As I wrote about in Healing and the Resurrection, the significance of Christ’s testimony in the early church rested in the resurrection, which is what garnered much opposition from the religious rulers. Healing points to the resurrection and the reality of the ultimate redemption (Rev. 21). Now some have concluded this means there is a divine right to healing now. But I think that misses the point. Implicit in Keller’s statement (and elsewhere in the book) is that our salvation is not simply to rescue us from sin which was atoned for on the cross, nor is it to simply go to heaven, but it is rooted in redemption and Christ restoring what was lost. But I think this necessitates considering God’s intention in creation (Gen 1-2) as opposed to simply the rectification of our sinful condition (Gen 3).

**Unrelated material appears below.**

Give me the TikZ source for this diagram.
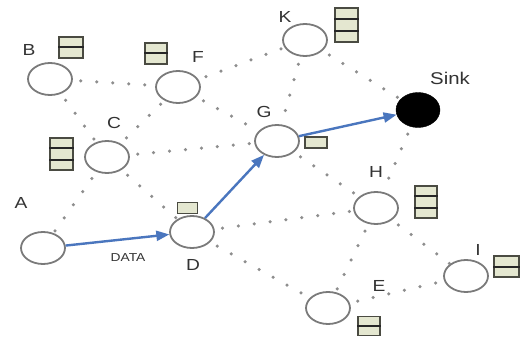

Lately, I’ve been pondering this in our gospel presentations and wondering if we circumvent the gospel without a discussion of the new heavens and new earth, resurrection of our bodies and ultimate redemption – when death is destroyed, sin demolished, pain and suffering gone, banqueting with Christ in our midst. We all, Christians and and non-Christians alike, feel the tension of living in a broken world. Often people describe religion as a panacea for relieving that tension and finding our “happy place”. But for Christians, that happy place cannot fully be here because our hope is in the redemption that comes through Christ, which involves the resurrection of our bodies and the time when every thing will be set right (see 1 Cor. 15). If in proclaiming the good news of Christ, we make Christianity about relieving that tension here, that undermines the reason that it exists…because this is not all there is. That’s not escapism but a realism of where our ultimate hope lies – restoration through the resurrection.
But for the here and now, God does bring a glimmer of this eschatological hope through his various interventions because Christ does reign, seated in his heavenly throne aside the Father. He works through his people as we join our hands with our mouths of Christ’s redemption, which points to a greater reality. He exhibits common grace to those who reject him, yet at the same time point to his handiwork. Indeed, we get a foretaste now but nothing compared to ultimate redemption.